'''

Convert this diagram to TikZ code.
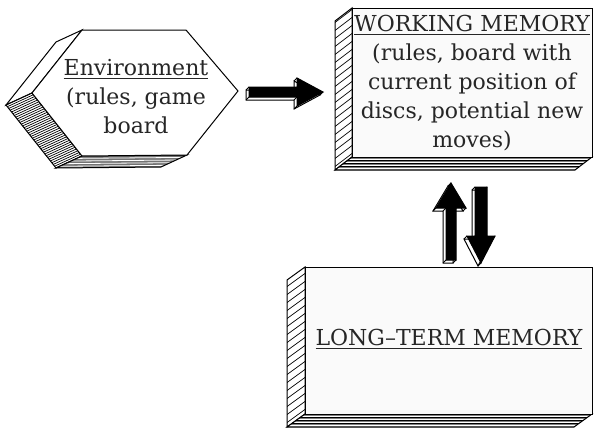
\documentclass[tikz,border=0pt]{standalone}
\usepackage{fontspec}
\setmainfont{DejaVu Serif}
\begin{document}
\begin{tikzpicture}[x=0.5pt,y=-0.5pt,
  edge/.style={line width=0.5pt, line join=miter},
  hatchline/.style={line width=0.35pt},
  pageline/.style={line width=0.4pt},
  lbl/.style={font=\fontsize{11}{14.5}\selectfont, align=center, inner sep=0pt, text=black!85},
]
\useasboundingbox (0,0) rectangle (594,428);

% ---------- Environment hexagon ----------
% face A (upper left side), white
\draw[edge, fill=white] (82,30) -- (32,93) -- (6,105) -- (56,42) -- cycle;
% face B (lower left side), hatched along depth
\begin{scope}
  \clip (32,93) -- (82,156) -- (56,168) -- (6,105) -- cycle;
  \fill[white] (0,80) rectangle (90,175);
  \foreach \i in {0,...,36}{
    \draw[hatchline] ({32+50*\i/36+6},{93+63*\i/36-2.8}) -- ++(-38,17.5);
  }
\end{scope}
\draw[edge] (32,93) -- (82,156) -- (56,168) -- (6,105) -- cycle;
% face C (bottom side), page stripes
\begin{scope}
  \clip (82,156) -- (187,155) -- (161,167) -- (56,168) -- cycle;
  \fill[black!55] (50,150) rectangle (195,175);
  \foreach \s in {0.2,0.42,0.64,0.86}{
    \draw[pageline, white] ({82-26*\s},{156+12*\s}) -- ({187-26*\s},{155+12*\s});
  }
\end{scope}
\draw[edge] (82,156) -- (187,155) -- (161,167) -- (56,168) -- cycle;
% front face
\draw[edge, fill=white] (82,30) -- (186,30) -- (238,91) -- (187,155) -- (82,156) -- (32,93) -- cycle;
\node[lbl] (env) at (136,96.5) {\underline{Environment}\\(rules, game\\board};

% ---------- Working memory slab ----------
\begin{scope}
  \clip (352,8) -- (352,157) -- (335,170) -- (335,21) -- cycle;
  \fill[white] (330,0) rectangle (355,175);
  \foreach \y in {0,8,...,184}{
    \draw[hatchline] (354,\y) -- (333,{\y+16});
  }
\end{scope}
\draw[edge] (352,8) -- (352,157) -- (335,170) -- (335,21) -- cycle;
\begin{scope}
  \clip (352,157) -- (592,157) -- (575,170) -- (335,170) -- cycle;
  \fill[black!50] (330,150) rectangle (594,175);
  \foreach \s in {0.15,0.4,0.65,0.88}{
    \draw[pageline, white] (330,{157+13*\s}) -- (594,{157+13*\s});
  }
  \foreach \s in {0.28,0.52,0.76}{
    \draw[pageline, black] (330,{157+13*\s}) -- (594,{157+13*\s});
  }
\end{scope}
\draw[edge] (352,157) -- (592,157) -- (575,170) -- (335,170) -- cycle;
\draw[edge, fill=gray!4] (352,8) rectangle (592,157);
\node[lbl] (wm) at (472,83) {\underline{WORKING MEMORY}\\(rules, board with\\current position of\\discs, potential new\\moves)};

% ---------- Long-term memory slab ----------
\begin{scope}
  \clip (305,267) -- (305,414) -- (287,427) -- (287,280) -- cycle;
  \fill[white] (280,260) rectangle (310,428);
  \foreach \y in {256,264,...,436}{
    \draw[hatchline] (307,\y) -- (285,{\y+16});
  }
\end{scope}
\draw[edge] (305,267) -- (305,414) -- (287,427) -- (287,280) -- cycle;
\begin{scope}
  \clip (305,414) -- (592,414) -- (574,427) -- (287,427) -- cycle;
  \fill[black!50] (280,410) rectangle (594,428);
  \foreach \s in {0.15,0.4,0.65,0.88}{
    \draw[pageline, white] (280,{414+13*\s}) -- (594,{414+13*\s});
  }
  \foreach \s in {0.28,0.52,0.76}{
    \draw[pageline, black] (280,{414+13*\s}) -- (594,{414+13*\s});
  }
\end{scope}
\draw[edge] (305,414) -- (592,414) -- (574,427) -- (287,427) -- cycle;
\draw[edge, fill=gray!4] (305,267) rectangle (592,414);
\node[lbl] (ltm) at (449,339) {\underline{LONG–TERM MEMORY}};

% ---------- block arrow: environment -> working memory ----------
\draw[edge, fill=white, shift={(-3,3)}] (249,87) -- (297,87) -- (297,78) -- (323,92) -- (297,106) -- (297,97) -- (249,97) -- cycle;
\foreach \x/\y in {249/87,297/78,323/92,297/106,297/97,249/97}{
  \draw[edge] (\x,\y) -- ++(-3,3);
}
\draw[edge, fill=black] (249,87) -- (297,87) -- (297,78) -- (323,92) -- (297,106) -- (297,97) -- (249,97) -- cycle;

% ---------- block arrow: long-term -> working (up) ----------
\draw[edge, fill=white, shift={(-3,3)}] (446,260) -- (446,208) -- (436,208) -- (451,183) -- (466,208) -- (456,208) -- (456,260) -- cycle;
\foreach \x/\y in {446/260,446/208,436/208,451/183,466/208,456/208,456/260}{
  \draw[edge] (\x,\y) -- ++(-3,3);
}
\draw[edge, fill=black] (446,260) -- (446,208) -- (436,208) -- (451,183) -- (466,208) -- (456,208) -- (456,260) -- cycle;

% ---------- block arrow: working -> long-term (down) ----------
\draw[edge, fill=white, shift={(-3,3)}] (475,187) -- (487,187) -- (487,236) -- (495,236) -- (481,263) -- (467,236) -- (475,236) -- cycle;
\foreach \x/\y in {475/187,487/187,487/236,495/236,481/263,467/236,475/236}{
  \draw[edge] (\x,\y) -- ++(-3,3);
}
\draw[edge, fill=black] (475,187) -- (487,187) -- (487,236) -- (495,236) -- (481,263) -- (467,236) -- (475,236) -- cycle;
\end{tikzpicture}
\end{document}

'''

* _Do this_
Emit the lines of the material exactly, from its first line to the line containing "(env) at (136,96.5)", inclusive; leave every picture out.

* _Answer for the task_
Convert this diagram to TikZ code.
\documentclass[tikz,border=0pt]{standalone}
\usepackage{fontspec}
\setmainfont{DejaVu Serif}
\begin{document}
\begin{tikzpicture}[x=0.5pt,y=-0.5pt,
  edge/.style={line width=0.5pt, line join=miter},
  hatchline/.style={line width=0.35pt},
  pageline/.style={line width=0.4pt},
  lbl/.style={font=\fontsize{11}{14.5}\selectfont, align=center, inner sep=0pt, text=black!85},
]
\useasboundingbox (0,0) rectangle (594,428);

% ---------- Environment hexagon ----------
% face A (upper left side), white
\draw[edge, fill=white] (82,30) -- (32,93) -- (6,105) -- (56,42) -- cycle;
% face B (lower left side), hatched along depth
\begin{scope}
  \clip (32,93) -- (82,156) -- (56,168) -- (6,105) -- cycle;
  \fill[white] (0,80) rectangle (90,175);
  \foreach \i in {0,...,36}{
    \draw[hatchline] ({32+50*\i/36+6},{93+63*\i/36-2.8}) -- ++(-38,17.5);
  }
\end{scope}
\draw[edge] (32,93) -- (82,156) -- (56,168) -- (6,105) -- cycle;
% face C (bottom side), page stripes
\begin{scope}
  \clip (82,156) -- (187,155) -- (161,167) -- (56,168) -- cycle;
  \fill[black!55] (50,150) rectangle (195,175);
  \foreach \s in {0.2,0.42,0.64,0.86}{
    \draw[pageline, white] ({82-26*\s},{156+12*\s}) -- ({187-26*\s},{155+12*\s});
  }
\end{scope}
\draw[edge] (82,156) -- (187,155) -- (161,167) -- (56,168) -- cycle;
% front face
\draw[edge, fill=white] (82,30) -- (186,30) -- (238,91) -- (187,155) -- (82,156) -- (32,93) -- cycle;
\node[lbl] (env) at (136,96.5) {\underline{Environment}\\(rules, game\\board};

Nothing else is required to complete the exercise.